Nestlé has initiated legal action against former business partners, Prayudh Mahagitsiri and Chalermchai Mahagitsiri, over alleged infringement of the Nescafé trademark. The company is seeking 577 million baht in damages for losses incurred during an eight-day suspension of Nescafé sales in Thailand, following an emergency court order from the Minburi Civil Court on April 3 that prohibited Nestlé from manufacturing, distributing, or importing products under the Nescafé name.
Later in April, the Central Intellectual Property and International Trade Court confirmed that Nestlé (Thai) Ltd holds exclusive rights to the “Nescafé” and “เนสกาแฟ” trademarks within Thailand.
On May 28, a mediation session at the same court took place involving the Mahagitsiri family, but the parties could not reach an agreement. The case has now been scheduled for trial on June 9 to resolve the dispute.

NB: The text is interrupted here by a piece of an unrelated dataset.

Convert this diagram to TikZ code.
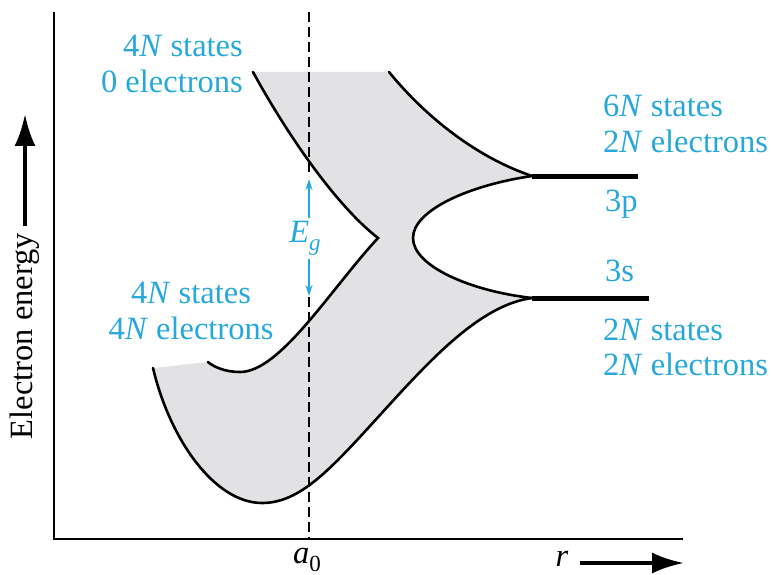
\documentclass[tikz,border=0pt]{standalone}
\usepackage{fontspec}
\setmainfont{Liberation Serif}
\usetikzlibrary{arrows.meta}
\definecolor{lblc}{RGB}{38,168,220}
\definecolor{bandc}{RGB}{226,226,229}
\newcommand{\mysub}[1]{\raisebox{-0.25em}{\fontsize{23}{23}\selectfont #1}}
\begin{document}
\begin{tikzpicture}[x=1pt,y=-1pt,
  lbl/.style={text=lblc, font=\fontsize{32.5}{36}\selectfont, inner sep=0pt},
  blk/.style={font=\fontsize{32.5}{36}\selectfont, inner sep=0pt},
  edge/.style={line width=2.6pt, line join=round, line cap=round},
  bar/.style={line width=5pt},
  axis/.style={line width=1.5pt},
  guide/.style={line width=1.2pt, dash pattern=on 10pt off 5pt},
  egarrow/.style={lblc, line width=1.6pt, -{Stealth[length=11pt,width=7pt]}},
  bigarrow/.style={line width=4pt, -{Latex[length=32pt,width=21pt]}}]
\useasboundingbox (0,0) rectangle (771,575);
% key points
\coordinate (A) at (253,72);
\coordinate (B) at (389,72);
\coordinate (P) at (532,176);
\coordinate (Pe) at (638,176);
\coordinate (S) at (532,298);
\coordinate (Se) at (649,298);
\coordinate (N) at (413,238);
\coordinate (K) at (378,238);
\coordinate (M) at (240,372);
\coordinate (L) at (208,362);
\coordinate (Q) at (153,368);
\coordinate (R) at (262,503);
\coordinate (T) at (380,415);
% band fill
\fill[bandc] (A) -- (B) .. controls (420,110) and (470,155) .. (P)
  .. controls (470,185) and (413,210) .. (N)
  .. controls (413,266) and (470,291) .. (S)
  .. controls (480,305) and (430,360) .. (T)
  .. controls (330,470) and (300,503) .. (R)
  .. controls (215,503) and (170,440) .. (Q)
  -- (L)
  .. controls (214,367) and (225,372) .. (M)
  .. controls (280,372) and (330,290) .. (K)
  .. controls (333,203) and (283,127) .. (A) -- cycle;
% guide line at a0
\coordinate (D0) at (309,12);
\coordinate (D1) at (309,177);
\coordinate (D2) at (309,297);
\coordinate (D3) at (309,539);
\draw[guide] (D0) -- (D1);
\draw[guide] (D2) -- (D3);
% band edges
\draw[edge] (B) .. controls (420,110) and (470,155) .. (P);
\draw[edge] (P) .. controls (470,185) and (413,210) .. (N)
  .. controls (413,266) and (470,291) .. (S);
\draw[edge] (S) .. controls (480,305) and (430,360) .. (T)
  .. controls (330,470) and (300,503) .. (R)
  .. controls (215,503) and (170,440) .. (Q);
\draw[edge, line join=miter] (L) .. controls (214,367) and (225,372) .. (M)
  .. controls (280,372) and (330,290) .. (K)
  .. controls (333,203) and (283,127) .. (A);
\draw[bar] (P) -- (Pe);
\draw[bar] (S) -- (Se);
% axes
\coordinate (O) at (54,539);
\coordinate (Yt) at (54,12);
\coordinate (Xe) at (683,539);
\draw[axis] (Yt) -- (O) -- (Xe);
% energy gap
\node[lbl, anchor=center] (Eg) at (305,238) {\itshape E\mysub{g}};
\coordinate (U1) at (309,218);
\coordinate (U2) at (309,179);
\coordinate (W1) at (309,259);
\coordinate (W2) at (309,296);
\draw[egarrow] (U1) -- (U2);
\draw[egarrow] (W1) -- (W2);
% axis labels
\node[blk, rotate=90, anchor=center] (yl) at (25,336) {Electron energy};
\coordinate (Ya) at (25,226);
\coordinate (Yb) at (25,114);
\draw[bigarrow] (Ya) -- (Yb);
\node[blk, anchor=base] (a0) at (307,563) {\itshape a\mysub{\upshape 0}};
\node[blk, anchor=base] (rl) at (562,566) {\itshape r};
\coordinate (Ra) at (580,563);
\coordinate (Rb) at (684,563);
\draw[bigarrow] (Ra) -- (Rb);
% state labels
\node[lbl, anchor=base east] (t1) at (243,57) {4\textit{N} states};
\node[lbl, anchor=base east] (t2) at (243,93) {0 electrons};
\node[lbl, anchor=base] (m1) at (191,303) {4\textit{N} states};
\node[lbl, anchor=base] (m2) at (191,339) {4\textit{N} electrons};
\node[lbl, anchor=base west] (r1) at (603,117) {6\textit{N} states};
\node[lbl, anchor=base west] (r2) at (603,153) {2\textit{N} electrons};
\node[lbl, anchor=base west] (p3) at (605,211) {3p};
\node[lbl, anchor=base west] (s3) at (605,281) {3s};
\node[lbl, anchor=base west] (r3) at (603,340) {2\textit{N} states};
\node[lbl, anchor=base west] (r4) at (603,375) {2\textit{N} electrons};
\end{tikzpicture}
\end{document}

Previously, on March 14, Nestlé filed a petition with the Southern Bangkok Civil Court seeking to liquidate Quality Coffee Product Ltd (QCP), a 50:50 joint venture between Nestlé and the Mahagitsiri family, including Prayudh and Chalermchai. Nestlé’s goal was to facilitate each shareholder group’s independent reinvestment by dividing their shares and to appoint an administrator to oversee the company’s financial obligations until a resolution is reached.
The court examined three plaintiff witnesses on May 19, and the process is set to continue with defendant witnesses scheduled for June 26.
Despite the legal challenges, Nescafé distribution resumed in April, restoring sales to pre-dispute levels, according to Ekkapong Chokchaiwitut, CEO of Mother Marketing Plc, which operates several retail outlets in southern Thailand. However, overall market sales have dipped, likely due to the low tourism season.
Milin Veraratanaroj, chairman of Udon Thani’s Tang Ngee Soon Superstore, noted that rapid restocking of Nescafé products prevented significant customer shifts to other brands. He also mentioned that Nestlé Thailand might have imported some Nescafé stock from countries like Vietnam in anticipation of the termination of QCP last year.
Regarding the ongoing legal disputes, Mr. Milin suggested that Nestlé might limit its distribution and imports temporarily to observe how the court proceedings unfold.